XHSAB-FM
- Sabinas Hidalgo, Nuevo León; Mexico;
- Frequencies: 89.5 FM 97.7 FM (Bustamante)
- Branding: Vive FM

Programming
- Format: Public radio/music

Ownership
- Owner: Radio y Televisión de Nuevo León; (Government of the State of Nuevo León);

History
- First air date: 1983
- Call sign meaning: SABinas Hidalgo

Technical information
- Licensing authority: CRT
- Class: A
- ERP: 3 kW
- HAAT: 8 m
- Transmitter coordinates: 26°29′55″N 100°10′45″W﻿ / ﻿26.49861°N 100.17917°W

Links
- Website: srtvnl.com/vive-fm/

= XHSAB-FM =

Radio station in Sabinas Hidalgo, Nuevo León

XHSAB-FM (89.5 FM) is a radio station in Sabinas Hidalgo, Nuevo León, known as Vive FM. XHSAB is part of the Nuevo León state-owned Radio Nuevo León public network.

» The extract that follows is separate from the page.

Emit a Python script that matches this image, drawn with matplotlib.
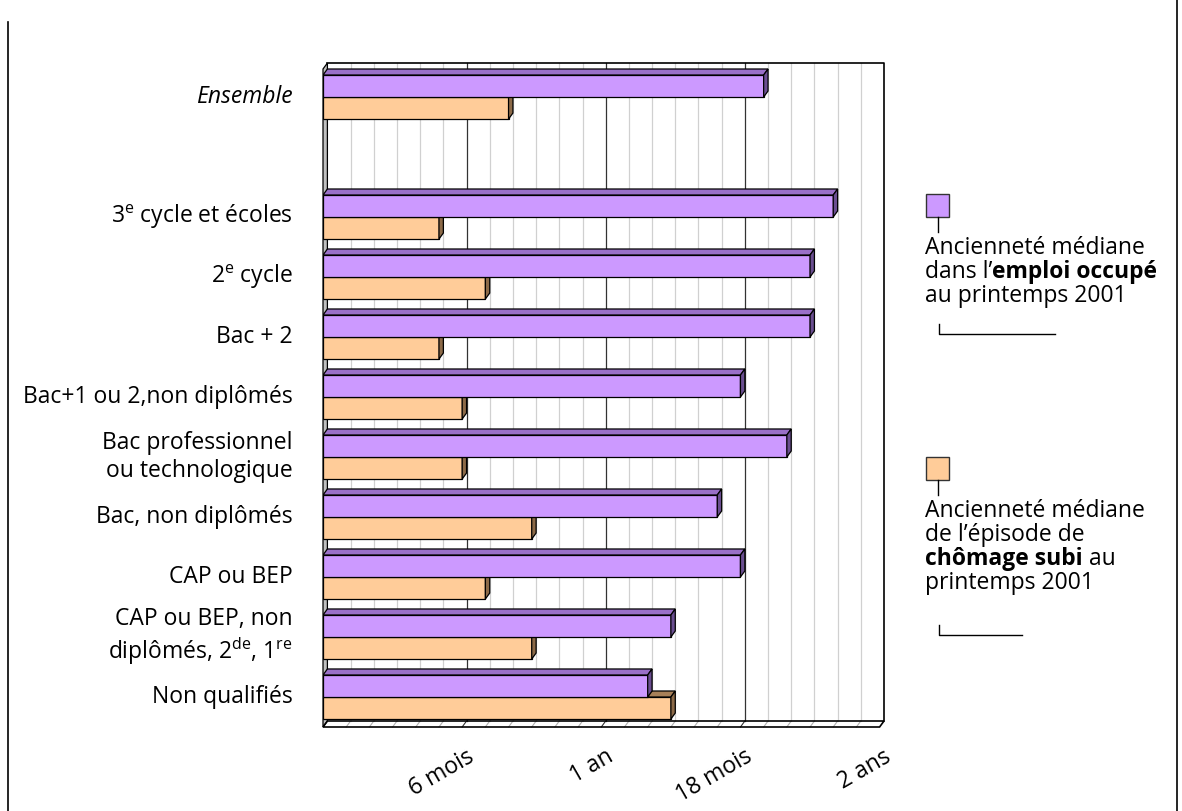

XHSAB is relayed on 97.7 FM in Bustamante, Nuevo León. This station was licensed in 2003 with the callsign XHBUS, but its permit expired in 2010, even though said station is still operating. There is a 97.7 FM in Sabinas Hidalgo, XHESH-FM, that is unrelated to the state government.